TAYLOR, John. Tyranny Unmasked. Washington City: Davis and Force, 1822. Octavo, late-19th-century three-quarter brown calf, raised bands, black spine label, marbled boards and endpapers. $2500.

First edition of this powerful work by John Taylor of Caroline—"one of the first and clearest spokesmen of state rights" (ANB)—arguing against Hamiltonian principles and the Marshall Court, and forcefully declaring that tyranny is that "which takes away our money, transfers our property and… eats the food belonging to others," handsomely bound.

"One of America's greatest disciples and philosophers of agrarian liberalism, John Taylor 'of Caroline' was the champion of local democracy and one of the first and clearest spokesmen of state rights" (ANB).
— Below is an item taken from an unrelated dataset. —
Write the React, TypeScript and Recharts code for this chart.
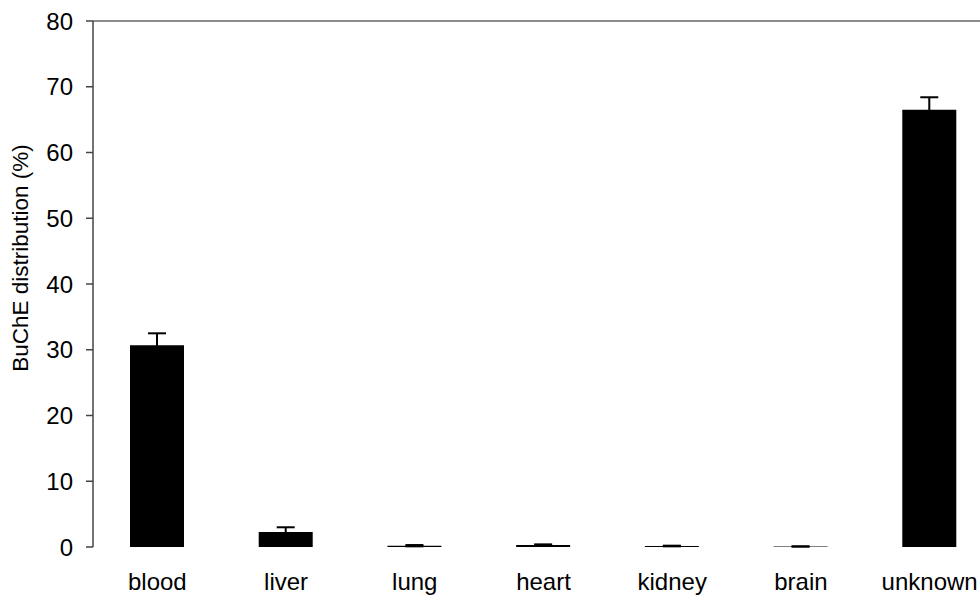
import React from "react";
import { BarChart, Bar, XAxis, YAxis, ErrorBar, ReferenceLine } from "recharts";

const categories = ["blood", "liver", "lung", "heart", "kidney", "brain", "unknown"];
const values = [30.7, 2.3, 0.2, 0.3, 0.15, 0.08, 66.5];
const errors = [1.8, 0.7, 0.1, 0.1, 0.05, 0.02, 1.9];
const yTicks = [0, 10, 20, 30, 40, 50, 60, 70, 80];
const boundaryTicks = [0, 1, 2, 3, 4, 5, 6, 7];

const data = categories.map((c, i) => ({ name: c, value: values[i], err: errors[i] }));

const font = "'Liberation Sans', Arial, sans-serif";

export default function App() {
  return (
    <div style={{ position: "absolute", left: 0, top: 0, width: 980, height: 596, overflow: "hidden", background: "#fff" }}>
      <BarChart
        width={1000}
        height={596}
        data={data}
        margin={{ top: 21, right: 6, bottom: 0, left: 0 }}
        barCategoryGap={0}
      >
        <XAxis
          xAxisId="t"
          type="number"
          domain={[0, 7]}
          ticks={boundaryTicks}
          tick={false}
          tickSize={7}
          height={0}
          axisLine={{ stroke: "#444", strokeWidth: 1.5 }}
          tickLine={{ stroke: "#444", strokeWidth: 1.5 }}
        />
        <XAxis
          dataKey="name"
          height={49}
          axisLine={false}
          tickLine={false}
          tickSize={0}
          tickMargin={26}
          interval={0}
          tick={{ fill: "#000", fontSize: 24, fontFamily: font }}
        />
        <YAxis
          domain={[0, 80]}
          ticks={yTicks}
          width={93}
          tickSize={7}
          tickMargin={13}
          interval={0}
          axisLine={{ stroke: "#444", strokeWidth: 1.5 }}
          tickLine={{ stroke: "#444", strokeWidth: 1.5 }}
          tick={{ fill: "#000", fontSize: 24, fontFamily: font }}
          label={{
            value: "BuChE distribution (%)",
            angle: -90,
            position: "insideLeft",
            offset: 0,
            dx: 20,
            dy: -26,
            style: { textAnchor: "middle", fontSize: 22.5, fontFamily: font, fill: "#000" },
          }}
        />
        <ReferenceLine y={80} stroke="#666" strokeWidth={1.5} />
        <Bar dataKey="value" fill="#000" barSize={54} isAnimationActive={false}>
          <ErrorBar dataKey="err" width={9} stroke="#000" strokeWidth={2} direction="y" />
        </Bar>
      </BarChart>
    </div>
  );
}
Strongly opposed to a Hamiltonian political economy, Taylor also spoke out against the decisions of Chief Justice Marshall in viewing his rulings as "the handwriting on the wall that revealed all too clearly an ominous power inhabiting the house the fathers had built" (Gustafson, Representative Words, 44). By the 1820s, when "the Republicans and even Jefferson had disappointed him… Taylor personified a revival and analytical toughening of the original Republican challenge to the political economy of the market… In Tyranny Unmasked (1822) Taylor made state rights his bulwark, not only against the federal judiciary but also against such congressional oppressions as protective tariffs transferring wealth from agriculture to manufactures" (Sellers, 145-6). Here, Taylor argues, "taxation disguised in any way, is disguised tyranny," and tyranny is without question "something which takes away our money, transfers our property and comforts to those who did not earn them, and eats the food belonging to others" (295-7). Without scarce errata slip. Howes T65. Shoemaker 10418. Sabin 94495.

Text very fresh, mild rubbing to bright boards. A distinctive about-fine copy.